Request quotes from multiple carriers at each renewal. Surcharge schedules vary widely — one carrier may weight the accident heavily and the ticket lightly, another may do the inverse. Progressive, Nationwide, and Travelers often offer more competitive rates for dual-incident drivers than preferred carriers that have already non-renewed or surcharged aggressively. Expect to re-shop annually until both incidents age beyond the 36-month lookback window and you return to preferred-tier eligibility.
What happens at renewal when one surcharge expires before the other
Surcharges drop off at renewal following the 36-month anniversary of each incident. If your accident occurred in March 2024 and your ticket in September 2024, your March 2027 renewal removes the accident surcharge but retains the ticket surcharge until your September 2027 renewal. You see a partial rate reduction at the first renewal, then full restoration of your pre-incident rate tier at the second renewal, assuming no new incidents.
Carriers do not prorate surcharge removal mid-term. Even if your accident surcharge technically expires in March, if your policy renews in January, the surcharge persists through the full January–January term and drops at the following January renewal. The timing depends on your policy effective date, not the calendar anniversary of the incident.

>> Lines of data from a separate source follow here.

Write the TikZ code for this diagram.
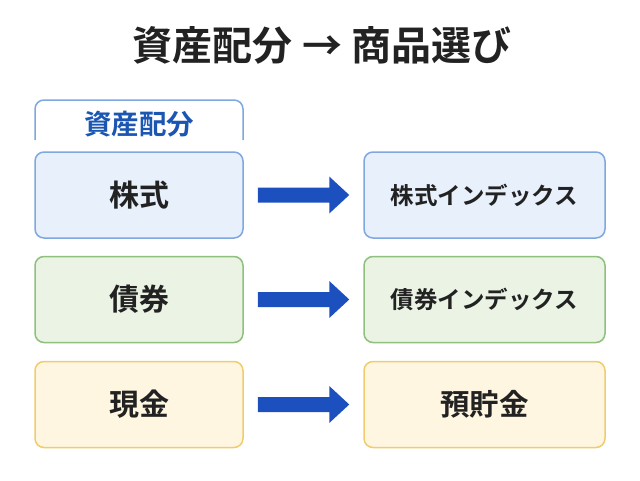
\documentclass[tikz,border=0pt]{standalone}
\usepackage{fontspec}
\setmainfont{Noto Sans CJK JP}[BoldFont={* Bold}]
\definecolor{bfill}{HTML}{E8F0FC}
\definecolor{bdraw}{HTML}{7FA7E0}
\definecolor{gfill}{HTML}{EAF3E4}
\definecolor{gdraw}{HTML}{8FC07E}
\definecolor{yfill}{HTML}{FEF6E0}
\definecolor{ydraw}{HTML}{F0CC6C}
\definecolor{arrowc}{HTML}{1C50BE}
\definecolor{headc}{HTML}{1A56B2}
\definecolor{txt}{HTML}{222222}
\tikzset{
  box/.style={rounded corners=9pt, line width=1.5pt, minimum height=86pt, inner sep=0pt, text=txt},
  lbox/.style={box, minimum width=208pt, font=\fontsize{30}{34}\selectfont\bfseries},
  rbox/.style={box, minimum width=241pt, font=\fontsize{23.5}{27}\selectfont\bfseries},
}
\begin{document}
\begin{tikzpicture}[x=1pt,y=-1pt]
\useasboundingbox (0,0) rectangle (640,480);
\node[font=\fontsize{40}{46}\selectfont\bfseries, text=txt] (title) at (322,45) {資産配分 → 商品選び};
% header tab
\draw[bdraw, line width=1.5pt, rounded corners=9pt] (35,140) -- (35,100) -- (243,100) -- (243,140);
\node[font=\fontsize{27.5}{31}\selectfont\bfseries, text=headc] (head) at (139,124) {資産配分};
% left boxes
\node[lbox, fill=bfill, draw=bdraw] (s) at (139,195) {株式};
\node[lbox, fill=gfill, draw=gdraw] (b) at (139,299.5) {債券};
\node[lbox, fill=yfill, draw=ydraw] (c) at (139,404.5) {現金};
% right boxes
\node[rbox, fill=bfill, draw=bdraw] (si) at (484.5,195) {株式インデックス};
\node[rbox, fill=gfill, draw=gdraw] (bi) at (484.5,299.5) {債券インデックス};
\node[rbox, fill=yfill, draw=ydraw, font=\fontsize{29.5}{34}\selectfont\bfseries] (dep) at (484.5,404.5) {預貯金};
% arrows
\foreach \a/\bb in {s/si, b/bi, c/dep}{
  \path ([xshift=14pt]\a.east) coordinate (\a-s);
  \path ([xshift=-14pt]\bb.west) coordinate (\a-e);
  \fill[arrowc] ([yshift=7.5pt]\a-s) -- ([xshift=-20pt,yshift=7.5pt]\a-e) -- ([xshift=-20pt,yshift=18.5pt]\a-e) -- (\a-e) -- ([xshift=-20pt,yshift=-18.5pt]\a-e) -- ([xshift=-20pt,yshift=-7.5pt]\a-e) -- ([yshift=-7.5pt]\a-s) -- cycle;
}
\end{tikzpicture}
\end{document}
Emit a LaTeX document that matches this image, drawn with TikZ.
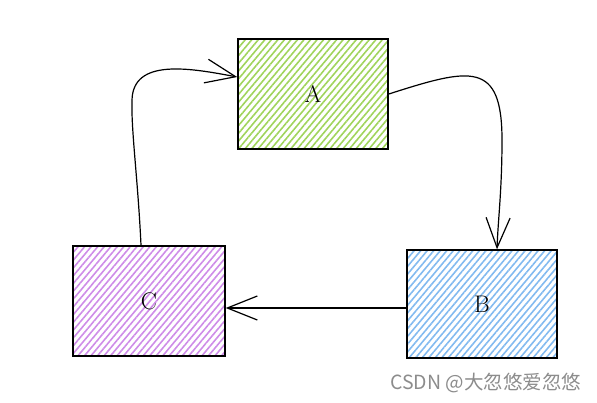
\documentclass[tikz,border=0pt]{standalone}
\usepackage{fontspec}
\newfontfamily\cjk{Noto Sans CJK SC}
\usetikzlibrary{patterns.meta,arrows.meta}
\definecolor{hatchA}{RGB}{160,212,92}
\definecolor{hatchB}{RGB}{130,186,240}
\definecolor{hatchC}{RGB}{206,140,232}
\tikzset{
  box/.style={draw, line width=1.4pt, minimum width=150pt, minimum height=110pt,
    font=\fontsize{24}{28}\selectfont},
  hatch/.style={pattern={Lines[angle=50,distance=5pt,line width=1.6pt]}, pattern color=#1},
  flow/.style={line width=1.2pt, -{Straight Barb[length=30pt,width=24pt,line width=1.2pt]}}
}
\begin{document}
\begin{tikzpicture}[x=1pt,y=-1pt]
        \useasboundingbox (0,0) rectangle (597,402);
        % Boxes
        \node[box, hatch=hatchA] (A) at (313,94) {A};
        \node[box, hatch=hatchB, minimum height=108pt] (B) at (482,304) {B};
        \node[box, hatch=hatchC, minimum width=152pt] (C) at (149,301) {C};
        % Arrows
        \draw[flow] (A.east)
        .. controls (470,68) and (502,60) .. (502,140)
        .. controls (502,190) and (498,220) .. ([xshift=15pt]B.north);
        \draw[flow] ([yshift=-4pt]B.west) -- ([yshift=-7pt]C.east);
        \draw[flow] ([xshift=-8pt]C.north)
        .. controls (138,180) and (131,130) .. (132,100)
        .. controls (133,58) and (190,68) .. ([yshift=17pt]A.west);
        % Watermark
        \node[anchor=west, text=black!45, font=\cjk\fontsize{19.5}{22}\selectfont, inner sep=0pt] (mark) at (390,383) {CSDN @大忽悠爱忽悠};
    \end{tikzpicture}
\end{document}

Once both surcharges expire, you re-qualify for preferred carrier rates if no new incidents have occurred and your license remains in good standing. Preferred carriers typically re-evaluate drivers with clean 36-month lookbacks at renewal, offering standard-tier pricing comparable to drivers who never had incidents. The dual-incident history does not follow you indefinitely — it affects rates only during the overlapping surcharge windows and the tier assignments that result from them.